Cobalt-Doped NiS2 Micro/Nanostructures with Complete Solid Solubility as High-Performance Cathode Materials for Actual High-Specific-Energy Thermal Batteries

Transition-metal sulfides are key cathode materials for thermal batteries used in military applications. However, it is still a big challenge to prepare sulfides with good electronic conductivity and thermal stability. Herein, we rapidly synthesized a Co-doped NiS2 micro/nanostructure using a hydrothermal method. We found that the specific capacity of the Ni1-xCoxS2 micro/nanostructure increases with the amount of Co doping.
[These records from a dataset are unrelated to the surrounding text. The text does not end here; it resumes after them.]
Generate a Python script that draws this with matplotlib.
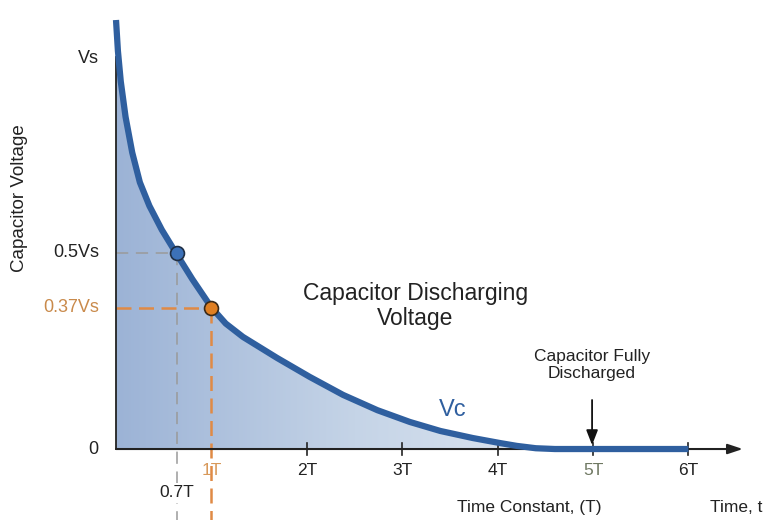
import numpy as np
import matplotlib
matplotlib.use('Agg')
import matplotlib.pyplot as plt
from matplotlib.colors import LinearSegmentedColormap

plt.rcParams['font.family'] = ['Liberation Sans', 'DejaVu Sans']

# curve (t in time constants, v as a fraction of Vs)
t_pts = [0.0, 0.02, 0.05, 0.10, 0.17, 0.25, 0.35, 0.48, 0.636, 0.80, 1.0, 1.15,
         1.33, 1.69, 2.03, 2.38, 2.74, 3.08, 3.40, 3.74, 4.03, 4.2, 4.4, 4.6, 6.0]
v_pts = [1.094, 1.015, 0.937, 0.847, 0.756, 0.68, 0.62, 0.559, 0.497, 0.433, 0.361, 0.32,
         0.286, 0.232, 0.184, 0.138, 0.099, 0.069, 0.046, 0.028, 0.015, 0.008, 0.002, 0.0, 0.0]

tick_pos = [2, 3, 4, 5, 6]
tick_lbl = ['2T', '3T', '4T', '5T', '6T']
half_pt = (0.636, 0.5)     # shown as 0.7T / 0.5Vs
tau_pt = (0.996, 0.36)     # 1T / 0.37Vs

fig = plt.figure(figsize=(7.68, 5.20), dpi=100)
ax = fig.add_axes([0, 0, 1, 1])
ax.set_xlim(-1.216, 6.834)
ax.set_ylim(-0.181, 1.145)
ax.axis('off')

# gradient fill under the curve
cmap = LinearSegmentedColormap.from_list('fill', ['#9cb3d6', '#c5d4e7', '#e2e9f2'])
grad = np.linspace(0, 1, 256).reshape(1, -1)
poly = ax.fill_between(t_pts, v_pts, 0, color='none', lw=0)
img = ax.imshow(grad, cmap=cmap, aspect='auto', extent=[0, 5, 0, 1.15], zorder=1)
img.set_clip_path(poly.get_paths()[0], transform=ax.transData)

# axes
ax.plot([0, 0], [0, 1.0], color='#222222', lw=1.3, zorder=3)
ax.annotate('', xy=(6.57, 0), xytext=(0, 0),
            arrowprops=dict(arrowstyle='-|>,head_length=0.9,head_width=0.3',
                            color='#222222', lw=1.5, shrinkA=0, shrinkB=0), zorder=3)
for p in tick_pos:
    ax.plot([p, p], [-0.015, 0.015], color='#222222', lw=1.2, zorder=3)

# dashed guides
ax.plot([0, half_pt[0]], [half_pt[1], half_pt[1]], ls=(0, (8, 5)), color='#9a9a9a', lw=1.1, zorder=2)
ax.plot([half_pt[0], half_pt[0]], [half_pt[1], -0.181], ls=(0, (8, 5)), color='#9a9a9a', lw=1.1, zorder=2)
ax.plot([0, tau_pt[0]], [tau_pt[1], tau_pt[1]], ls=(0, (6, 3)), color='#e08a45', lw=1.8, zorder=2)
ax.plot([tau_pt[0], tau_pt[0]], [tau_pt[1], -0.181], ls=(0, (6, 3)), color='#e08a45', lw=1.8, zorder=2)

# discharge curve
ax.plot(t_pts, v_pts, color='#2f5f9f', lw=4.5, solid_capstyle='butt',
        solid_joinstyle='round', zorder=4)
ax.plot(*half_pt, 'o', ms=10, mfc='#3c71b8', mec='#1f2f45', mew=1.2, zorder=5)
ax.plot(*tau_pt, 'o', ms=10, mfc='#e07f22', mec='#3a2a1a', mew=1.2, zorder=5)

# y labels
ax.text(-0.18, 0.995, 'Vs', ha='right', va='center', fontsize=13, color='#222222')
ax.text(-0.18, 0.5, '0.5Vs', ha='right', va='center', fontsize=13, color='#222222')
ax.text(-0.18, 0.36, '0.37Vs', ha='right', va='center', fontsize=13, color='#c98a4b')
ax.text(-0.18, 0.0, '0', ha='right', va='center', fontsize=13, color='#222222')
ax.text(-1.01, 0.64, 'Capacitor Voltage', rotation=90, ha='center', va='center',
        fontsize=13.5, color='#222222')

# x labels
ax.text(1.0, -0.035, '1T', ha='center', va='top', fontsize=12.5, color='#d8995a')
for p, s in zip(tick_pos, tick_lbl):
    ax.text(p, -0.035, s, ha='center', va='top', fontsize=12.5,
            color='#6f7862' if s == '5T' else '#222222')
ax.text(half_pt[0], -0.112, '0.7T', ha='center', va='center', fontsize=12.5, color='#222222',
        bbox=dict(fc='white', ec='none', pad=1.5), zorder=3)
ax.text(4.33, -0.148, 'Time Constant, (T)', ha='center', va='center', fontsize=12.5, color='#222222')
ax.text(6.50, -0.148, 'Time, t', ha='center', va='center', fontsize=12.5, color='#222222')

# annotations
ax.text(3.14, 0.365, 'Capacitor Discharging\nVoltage', ha='center', va='center',
        fontsize=16.5, color='#222222', linespacing=1.15)
ax.text(3.53, 0.10, 'Vc', ha='center', va='center', fontsize=17, color='#2f5f9f')
ax.text(4.99, 0.215, 'Capacitor Fully\nDischarged', ha='center', va='center',
        fontsize=12.5, color='#222222', linespacing=1.15)
ax.annotate('', xy=(4.99, 0.01), xytext=(4.99, 0.125),
            arrowprops=dict(arrowstyle='-|>,head_length=0.9,head_width=0.35',
                            color='#111111', lw=1.3, shrinkA=0, shrinkB=0), zorder=6)

fig.savefig('out.png', dpi=100, facecolor='white')
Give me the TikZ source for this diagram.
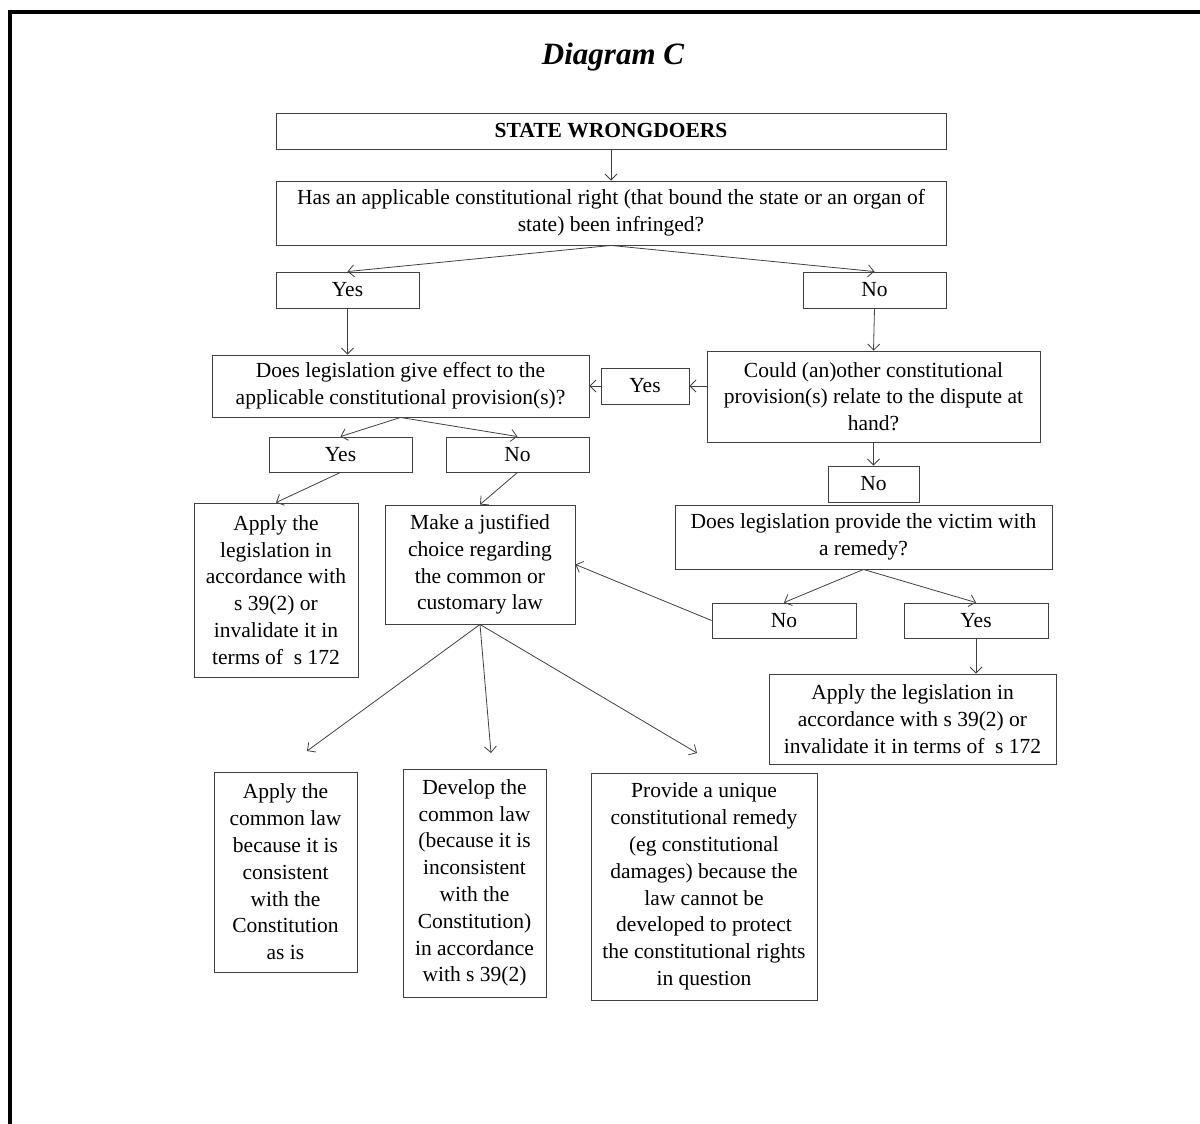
\documentclass[tikz,border=0pt]{standalone}
\usepackage{fontspec}
\setmainfont{Liberation Serif}
\usetikzlibrary{arrows.meta}
\definecolor{edge}{HTML}{404040}
\begin{document}
\begin{tikzpicture}[x=1pt,y=-1pt,
  box/.style={draw=edge,line width=0.9pt,inner sep=0pt,align=center,
    font=\fontsize{21.5}{26.8}\selectfont},
  arr/.style={draw=edge,line width=0.8pt,-{Straight Barb[length=6pt,width=12pt]}},
  plain/.style={draw=edge,line width=0.8pt}]
\useasboundingbox (0,0) rectangle (1200,1124);
% page frame
\draw[line width=4.5pt] (10,1130) -- (10,12) -- (1210,12);
\node[font=\fontsize{31}{33}\selectfont\bfseries\itshape] (title) at (613,57) {Diagram C};

% nodes
\node[box,minimum width=670,minimum height=36] (sw) at (611,131) {\textbf{STATE WRONGDOERS}};
\node[box,minimum width=670,minimum height=64] (q1) at (611,213)
  {Has an applicable constitutional right (that bound the state or an organ of\\state) been infringed?};
\node[box,minimum width=143,minimum height=36] (yes1) at (347.5,290) {Yes};
\node[box,minimum width=143,minimum height=36] (no1) at (874.5,290) {No};
\node[box,minimum width=377,minimum height=62] (q2) at (400.5,386)
  {Does legislation give effect to the\\applicable constitutional provision(s)?};
\node[box,minimum width=88,minimum height=36] (yes2) at (645,386) {Yes};
\node[box,minimum width=333,minimum height=91] (q3) at (873.5,396.5)
  {Could (an)other constitutional\\provision(s) relate to the dispute at\\hand?};
\node[box,minimum width=143,minimum height=35] (yes3) at (340.5,454.5) {Yes};
\node[box,minimum width=143,minimum height=35] (no3) at (517.5,454.5) {No};
\node[box,minimum width=164,minimum height=174] (a1) at (276,590)
  {Apply the\\legislation in\\accordance with\\s 39(2) or\\invalidate it in\\terms of \ s 172};
\node[box,minimum width=190,minimum height=119] (choice) at (480,564.5)
  {Make a justified\\choice regarding\\the common or\\customary law};
\node[box,minimum width=91,minimum height=36] (no4) at (873.5,484) {No};
\node[box,minimum width=377,minimum height=64] (q4) at (863.5,537)
  {Does legislation provide the victim with\\a remedy?};
\node[box,minimum width=144,minimum height=35] (no5) at (784,620.5) {No};
\node[box,minimum width=144,minimum height=35] (yes5) at (976,620.5) {Yes};
\node[box,minimum width=287,minimum height=90] (a2) at (912.5,719)
  {Apply the legislation in\\accordance with s 39(2) or\\invalidate it in terms of \ s 172};
\node[box,minimum width=143,minimum height=200] (c1) at (285.5,872)
  {Apply the\\common law\\because it is\\consistent\\with the\\Constitution\\as is};
\node[box,minimum width=143,minimum height=228] (c2) at (474.5,883)
  {Develop the\\common law\\(because it is\\inconsistent\\with the\\Constitution)\\in accordance\\with s 39(2)};
\node[box,minimum width=226,minimum height=227] (c3) at (704,886.5)
  {Provide a unique\\constitutional remedy\\(eg constitutional\\damages) because the\\law cannot be\\developed to protect\\the constitutional rights\\in question};

% free ends of the three outcome arrows
\coordinate (e1) at (307,751);
\coordinate (e2) at (491,753);
\coordinate (e3) at (697,753);

% connectors
\draw[arr] (sw.south) -- (q1.north);
\draw[arr] (q1.south) -- (yes1.north);
\draw[arr] (q1.south) -- (no1.north);
\draw[arr] (yes1.south) -- (yes1.south |- q2.north);
\draw[arr] (no1.south) -- (q3.north);
\draw[arr] (q3.west |- yes2.east) -- (yes2.east);
\draw[arr] (yes2.west) -- (q2.east);
\draw[arr] (q2.south) -- (yes3.north);
\draw[arr] (q2.south) -- (no3.north);
\draw[arr] (yes3.south) -- (a1.north);
\draw[arr] (no3.south) -- (choice.north);
\draw[arr] (q3.south) -- (no4.north);
\draw[arr] (q4.south) -- (no5.north);
\draw[arr] (q4.south) -- (yes5.north);
\draw[arr] (no5.west) -- (choice.east);
\draw[arr] (yes5.south) -- (yes5.south |- a2.north);
\draw[arr] (choice.south) -- (e1);
\draw[arr] (choice.south) -- (e2);
\draw[arr] (choice.south) -- (e3);
\end{tikzpicture}
\end{document}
Under a current density of 100 mA cm(-2), the specific capacity of Ni0.5Co0.5S2 was about 1565.2 As g(-1) (434.8 mAh g(-1)) with a cutoff voltage of 1.5 V. Owing to the small polarization impedance (5 m Omega), the pulse voltage reaches about 1.74 V under a pulse current of 2.5 A cm(-2), 30 ms. Additionally, the discharge mechanism was proposed by analyzing the discharge product according to the anionic redox chemistry. Furthermore, a 3.9 kg full thermal battery is assembled based on the synthesized Ni0.5Co0.5S2 cathode materials. Notably, the full thermal battery discharges at a current density of 100 mA cm(-2), with an operating time of about 4000 s, enabling a high specific energy density of around 142.5 Wh kg(-1). In summary, this work presents an effective cathode material for thermal battery with high specific energy and long operating life.